Plus, S&P's Goodchild says that cable networks haven't shown enough measurability for marketers compared to online and other digital media, which in a recession could lead to advertising-revenue share shifts to newer forms of media.

Sony is perhaps most recession-resistant of the media conglomerates given that it doesn't operate a TV network division.

"Their entertainment business wouldn't see much of an impact," says Daniel Ernst, an analyst at Soleil-Hudson Square Research. "Their TV (work) is mainly in syndication, so they are not tied to ad dollars.

"Where it does have an impact is in the electronics business," he adds. "An economic slowdown will certainly slow adoption curves" for new tech gadgets.

Observers say that Sony and other consumer electronics giants already have seen some early pricing pressures, signaling that consumers might have started reducing their discretionary spending budgets. The Commerce Department recently reported that U.S. retail sales fell 0.6% in February, even though analysts had expected a slight increase. Electronics sales were down 0.4% for the month.

But video game hardware and software sales rose 34% for the month, which Ernst says bodes well for Sony's gaming division.



The good news is that media stocks generally emerge from a slump ahead of other industries once consumers start spending again and ad dollars flow more freely.

"Investors may look to buy cyclical stocks like media players as an economic recovery occurs because advertising demand should re-accelerate," Moran says.

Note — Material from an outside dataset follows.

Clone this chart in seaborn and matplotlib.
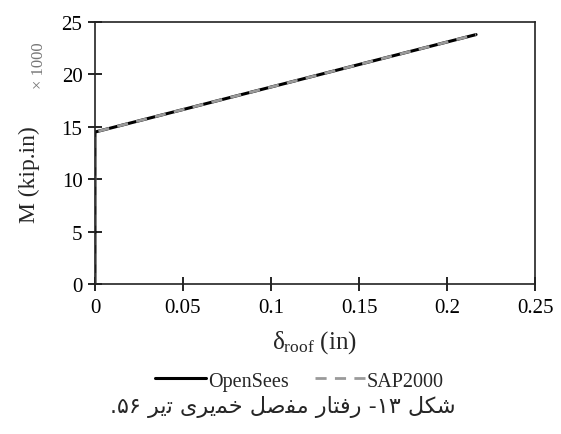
import matplotlib
matplotlib.use('Agg')
import matplotlib.pyplot as plt
import seaborn as sns
import pandas as pd

# data (moment in kip.in x 1000, roof drift in inches)
drift = [0.0, 0.0, 0.2165]
moment_opensees = [0.0, 14.5, 23.8]
moment_sap = [0.0, 14.5, 23.8]
x_ticks = [0, 0.05, 0.1, 0.15, 0.2, 0.25]
y_ticks = [0, 5, 10, 15, 20, 25]

df_os = pd.DataFrame({'drift': drift, 'moment': moment_opensees})
df_sap = pd.DataFrame({'drift': drift, 'moment': moment_sap})

sns.set_theme(style='white')
plt.rcParams['font.family'] = ['Liberation Serif', 'DejaVu Sans']
plt.rcParams['mathtext.fontset'] = 'custom'
plt.rcParams['mathtext.rm'] = 'Liberation Serif'
plt.rcParams['mathtext.it'] = 'Liberation Serif:italic'

fig = plt.figure(figsize=(5.61, 4.35), dpi=100)
ax = fig.add_axes([0.1693, 0.3448, 0.7844, 0.6023])

sns.lineplot(data=df_os, x='drift', y='moment', sort=False, estimator=None,
             color='black', linewidth=2.2, ax=ax, label='OpenSees')
sns.lineplot(data=df_sap, x='drift', y='moment', sort=False, estimator=None,
             color='#9a9a9a', linewidth=2.0, linestyle=(0, (4, 3)), ax=ax, label='SAP2000')

ax.set_xlim(0, 0.25)
ax.set_ylim(0, 25)
ax.set_xticks(x_ticks)
ax.set_xticklabels(['0', '0.05', '0.1', '0.15', '0.2', '0.25'])
ax.set_yticks(y_ticks)
ax.tick_params(axis='both', which='major', direction='inout', length=10, width=1.2,
               labelsize=15, colors='black', pad=4)
ax.tick_params(axis='x', pad=5)
ax.tick_params(top=False, right=False, bottom=True, left=True)
for s in ax.spines.values():
    s.set_color('#222222')
    s.set_linewidth(1.2)

ax.set_xlabel(r'δ$_{\mathrm{roof}}$ (in)', fontsize=18, labelpad=8)
ax.set_ylabel('M (kip.in)', fontsize=17)
ax.yaxis.set_label_coords(-0.125, 0.422)
fig.text(0.07, 0.85, '× 1000', rotation=90, fontsize=12, color='#777777',
         ha='center', va='center')

leg = ax.legend(loc='center', bbox_to_anchor=(0.465, -0.37), ncol=2, frameon=False,
                fontsize=14.5, handlelength=2.5, handletextpad=0.1, columnspacing=1.3)

# caption (Persian, pre-shaped glyphs in visual order)
w_shekl = '\uFEDE\uFB91\uFEB7'
w_raftar = '\uFEAD\uFE8E\uFE98\uFED3\uFEAD'
w_mafsal = '\uFEDE\uFEBB\uFED4\uFEE3'
w_khamiri = '\uFBFC\uFEAE\uFBFE\uFEE4\uFEA7'
w_tir = '\uFEAE\uFBFE\uFE97'
caption = ('.\u06F5\u06F6 ' + w_tir + ' ' + w_khamiri + ' ' + w_mafsal + ' '
           + w_raftar + ' -\u06F1\u06F3 ' + w_shekl)
fig.text(0.505, 0.065, caption, fontsize=16, family=['DejaVu Sans'],
         ha='center', va='center')

fig.savefig('out.png', dpi=100)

Back in the 1991 recession, shares of Disney predecessor Capital Cities/ABC, Time Warner, CBS and Paramount doubled or even tripled coming out of that economic slump.

There already are those who have turned bullish on sector stocks, including Tobias Levkovich, chief U.S. equity strategist at Citigroup Global Markets, who in January started recommending media and retail stocks as having upside.

But until the overall economic outlook smoothes out, the industry likely is in for a bumpy ride.